Probably the most interesting point taken from the chart above is that the average horse has a CPI of 0.68068. You would think that if the calculation of the CPI is based on a horse's average earnings per start is compared to the average of the average earnings per start of all like horses that the average CPI of all horses would be 1.00, but it is not, its 0.68068. I would say that this difference is due to the way the CPI is created as an average of their average CPI which I discussed above. Either way, we now have the cutoffs for each of the 'bins'.

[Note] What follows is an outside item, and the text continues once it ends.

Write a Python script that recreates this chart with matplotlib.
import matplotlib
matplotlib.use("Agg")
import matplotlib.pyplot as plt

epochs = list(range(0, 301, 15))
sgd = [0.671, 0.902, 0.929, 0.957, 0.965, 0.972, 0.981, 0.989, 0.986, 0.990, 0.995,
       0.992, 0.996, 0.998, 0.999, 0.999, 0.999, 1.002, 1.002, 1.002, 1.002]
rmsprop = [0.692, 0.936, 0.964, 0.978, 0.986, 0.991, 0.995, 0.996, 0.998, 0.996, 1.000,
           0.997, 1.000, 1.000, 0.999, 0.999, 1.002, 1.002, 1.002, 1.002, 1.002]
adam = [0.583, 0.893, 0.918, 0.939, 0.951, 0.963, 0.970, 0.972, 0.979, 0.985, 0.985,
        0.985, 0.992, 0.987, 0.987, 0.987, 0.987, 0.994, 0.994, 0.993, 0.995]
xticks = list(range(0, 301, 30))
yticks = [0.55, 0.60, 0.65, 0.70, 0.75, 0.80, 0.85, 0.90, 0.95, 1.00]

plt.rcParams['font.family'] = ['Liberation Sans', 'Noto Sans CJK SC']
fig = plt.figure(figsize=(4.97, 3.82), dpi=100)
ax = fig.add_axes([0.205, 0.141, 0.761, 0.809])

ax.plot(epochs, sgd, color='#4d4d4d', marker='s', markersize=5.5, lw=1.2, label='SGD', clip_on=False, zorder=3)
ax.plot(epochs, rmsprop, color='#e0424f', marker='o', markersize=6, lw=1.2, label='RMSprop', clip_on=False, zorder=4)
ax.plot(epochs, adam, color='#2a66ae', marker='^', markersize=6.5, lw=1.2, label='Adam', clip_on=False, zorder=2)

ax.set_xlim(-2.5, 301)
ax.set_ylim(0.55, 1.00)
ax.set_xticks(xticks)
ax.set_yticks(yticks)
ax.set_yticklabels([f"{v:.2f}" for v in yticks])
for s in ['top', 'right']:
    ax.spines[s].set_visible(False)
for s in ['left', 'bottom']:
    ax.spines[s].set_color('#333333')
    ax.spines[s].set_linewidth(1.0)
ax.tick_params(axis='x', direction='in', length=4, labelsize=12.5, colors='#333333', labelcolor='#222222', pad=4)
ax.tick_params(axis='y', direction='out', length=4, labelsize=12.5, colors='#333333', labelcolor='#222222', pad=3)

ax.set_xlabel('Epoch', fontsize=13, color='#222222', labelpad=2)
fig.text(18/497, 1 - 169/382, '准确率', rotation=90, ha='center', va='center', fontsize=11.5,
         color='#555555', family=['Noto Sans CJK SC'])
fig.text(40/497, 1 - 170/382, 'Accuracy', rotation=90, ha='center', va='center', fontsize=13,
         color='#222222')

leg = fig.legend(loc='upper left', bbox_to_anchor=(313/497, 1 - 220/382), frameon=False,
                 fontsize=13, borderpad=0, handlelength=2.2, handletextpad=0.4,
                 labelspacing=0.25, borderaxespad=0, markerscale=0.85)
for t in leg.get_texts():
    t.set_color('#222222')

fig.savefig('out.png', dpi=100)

What we also know now is that 85% of all the CPI observations fall from a CPI score of 0.00 (-6.00 SD) and 2.62250 (+1.00 SD). This means that only 15% of all CPI's are greater than 2.62250. We also know that only 2.38% of all CPI's fall above 10.3703. As I will later discuss, a horse with a CPI of 2.62 or greater is more than a useful horse so for my purposes, the CPI cutoff of 2.62250 serves as a marker for an 'elite' performer. Before you think I've gone crazy assigning 15% of the population as elite, just remember that the CPI is only generated for horses that race and given that only 65% of all horses get to the track, we are looking at about 10% of the entire population of horses.
The next step was to take a look at the population of mares, arrange their own performance into each of the bins and look at the average performance of their offspring in each bin but then I ran into the problem of stallion quality. Mares with higher CPI's (better race mares) are invariably bred to stallions that are 'better' and they also get better care of their offspring. This would put mares that had low CPI's at a disadvantage and make the race career effect a self fulfilling prophecy. To negate this somewhat I took a separate population of 1,000 mares that had been bred to elite sires at one point in their career (so they had at least been given the opportunity of a good sire) and mapped their own race performance and then the performance of their offspring into each of the bins that I described above.
Once I had this data it was then a matter of working out the Relative Risk of the offspring each of the groups of Dams as they appeared in groups 1-7 (non elite) and groups 8-12 (elite).
For each of the dams gathered by their Z-Score 'bin' we now have a Relative Risk of their production of elite runners. So, as an example, for Dam Group 1, which is mares that had a CPI between 0.00001 and 0.00081 as runners themselves, relative to other groups they represent a -25% disadvantage in terms of production over other groups. If you work your way through each of the groups you will see that it is not until we get to Group 8, that we get to a position where their own racing class (or lack of) doesn't influence the outcome negatively.
This finding is one of the central tenets to our sales selection process. In any given country, in any given year, there are literally thousands of yearlings to choose from, if you know that you have an advantage in confining your selection of yearlings to those whose dam has a CPI greater than 2.00, why would you look elsewhere?